At last year’s UN gathering, President Donald Trump threatened to totally destroy North Korea and derided Kim as “little rocket man”.

The Trump administration is facing calls from Russia and China to consider easing tough economic sanctions imposed on North Korea to create an incentive for Pyongyang to move forward.

Experts remain sceptical, pointing out that Pyongyang has already said several times that it has no need for further testing.

Peak diplomacy

Mr Moon and Mr Kim have sought to strengthen the North-South relationship at their Pyongyang summit, agreeing that the North Korean leader will visit Seoul "at an early date".

 
 
 

Mr Moon said the historic trip could happen later this year. It would be the first by a North Korean leader since the Korean War ended in a 1953 armistice, leaving the peninsula divided by the Demilitarised Zone and technically still in a state of war.

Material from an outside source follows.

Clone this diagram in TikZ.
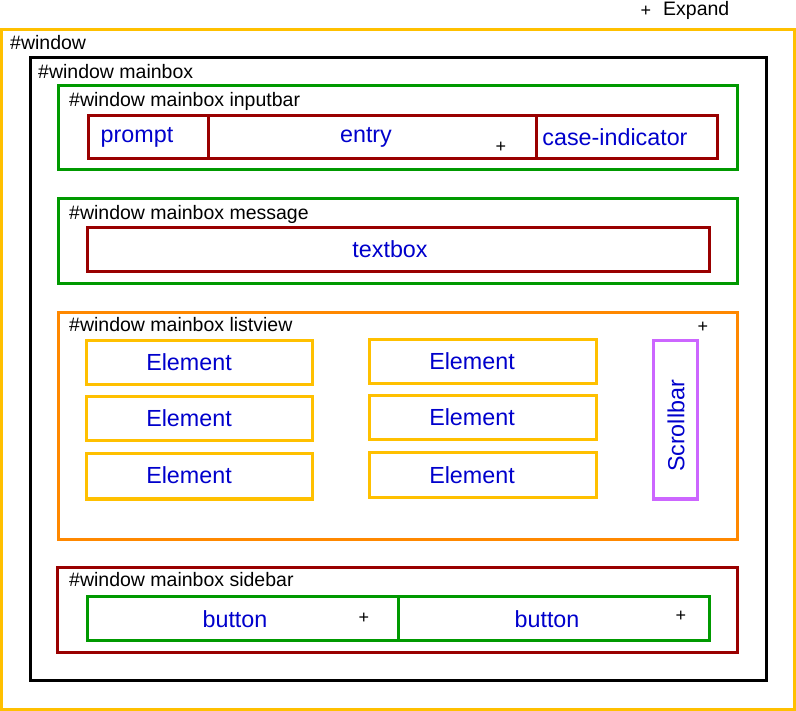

The two leaders also agreed to a open permanent facility for family reunions, work towards joining up road and rail links, and bid jointly for the 2032 Olympics.

Video footage showed Mr Moon's motorcade passing through Pyongyang streets on Thursday morning. The streets were lined with crowds in their finest clothes, waving flags and flowers and chanting "Unification of the fatherland!"

Mr Moon and Mr Kim flew separately from Pyongyang's Sunan International Airport to Samjiyon airport near Mount Baekdu, media pool reports said.

Mr Moon arrived in Pyongyang on Tuesday, using his Air Force One plane.

For his trip to Mount Baekdu, however, he was forced to use the smaller Air Force Two as the Samjiyon airport is said to have a short runway that can only land small aircraft.

The two drove from Samjiyon to Mount Baekdu on the Chinese border, a Southern presidential spokesman told journalists.

After the excursion, Mr Moon will fly directly back to Seoul, the spokesman added, ending his three-day visit to the North.